After my recent bout of stupidity in which I had to replace both shocks, I have noticed what an amazinglysmooth ride I have since I got everything back together. I am sure part of the reason is new parts but I don't think that explains everything. The replacement air shock I got was minus an unknown amount of fluid so I ended up draining the rest and refilling it. Now I started thinking about it. It has fluid just like the forks, rear end, brakes and clutch. I know that a lot of folks change those fluids on a regular basis. Well the air shock has fluid that is regularly exposed to outside air when adjusting so it stands to reason that it should also get contaminated after a while and lose it's damping ability. I know that there is dessicant in the compressor that should filter out contaminants but even still, I imagine that it will still go bad after a while. Why shouldn't this be changed on a regular basis too?

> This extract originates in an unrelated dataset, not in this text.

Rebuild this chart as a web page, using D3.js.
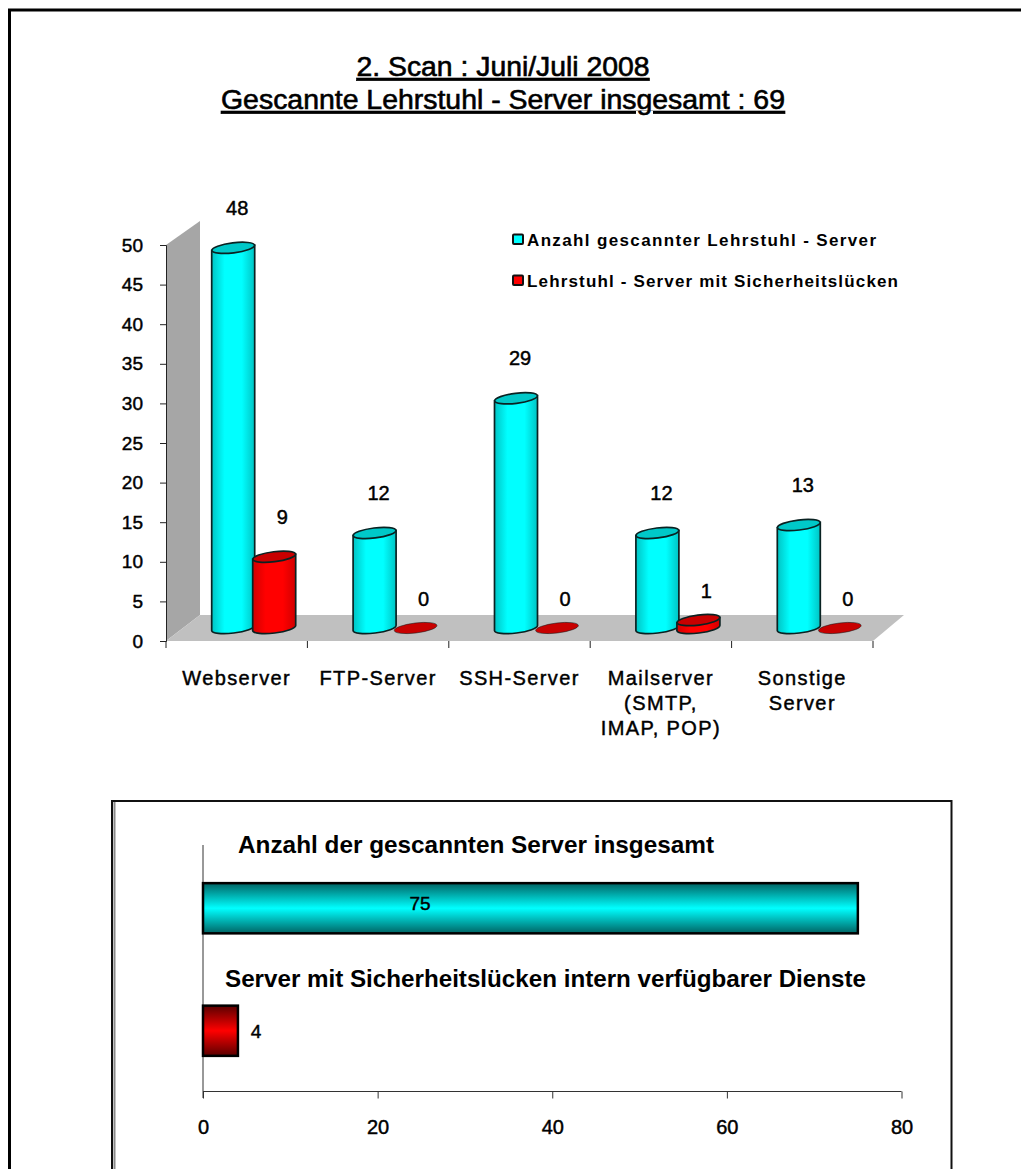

I discovered that it really isn't that hard to do. It does need to be removed from the bike to do it as it needs to be turned upside down to drain it. Right saddlebag needs to come off. The air fitting needs to be removed using a 14mm socket and then the top and bottom shock bolt need to be removed. After that, turn it upside down and pump it a few times but be careful because it will spray out. After pumping a few times, it should be pretty much drained. Next turn it right side up and slip something through the bottom mounting hole so you can stand on it and keep it up right. I used a long screwdriver. At this point I found one of the cone shaped fittings from my mityvac kit that was cone shaped on one side and flat on the other. I believe I used the second one from
the top on the right. The backside fit inside the opening for the air fitting pretty well by winding it in. I then attached a length of clear hose to it. Next I used a syringe that had a cone shape on the end that fit tightly into the other end of the clear hose. It was similar to this one and can be found at pet supply places for a couple bucks: http://www.birdb.com/osc/product_inf...mp;language=en
I bought a bottle of Honda SS-7 suspension fluid. I pulled the plunger of the syringe out and filled it to 60cc=60ml of fluid holding my finger over the end, stuck the plunger back in and turned the syringe upside down. Leaving the shock collapsed, I then put the syringe into the other end of the clear plastic tube. While holding the syringe in one hand, I pulled up on the shock while standing the screwdriver. This created a vacuum and while squeezing the syringe, the fluid got sucked right into the shock. After the fluid went in, I pulled the plunger out to release the vacuum then pulled the syring off to fill it again. I collapsed the shock again and repeated the above step a second time. I did this one more (third time) but only filled with 20cc=20ml of fluid. The capacity of the shock is 140cc=140ml of fluid. This last time, I didn't collapse the shock. I did however pull the plunger out on the syringe and put the plunger back in squeezing one last time to force all the fluid out of the hose. I then brought the shock back over to the bike and installed the top and bottom bolts. FYI, they only need to be torqued to 17 ft lbs so this is just slightly more than snug. I then attached the air fitting making sure that there was still the o-rings on either side of the banjo fitting.The air fitting only needs 4 ft lbs so basically just snug.
This procedure was no more difficult than changing out the fork oil or anything else, I may just to add it to things to periodically change.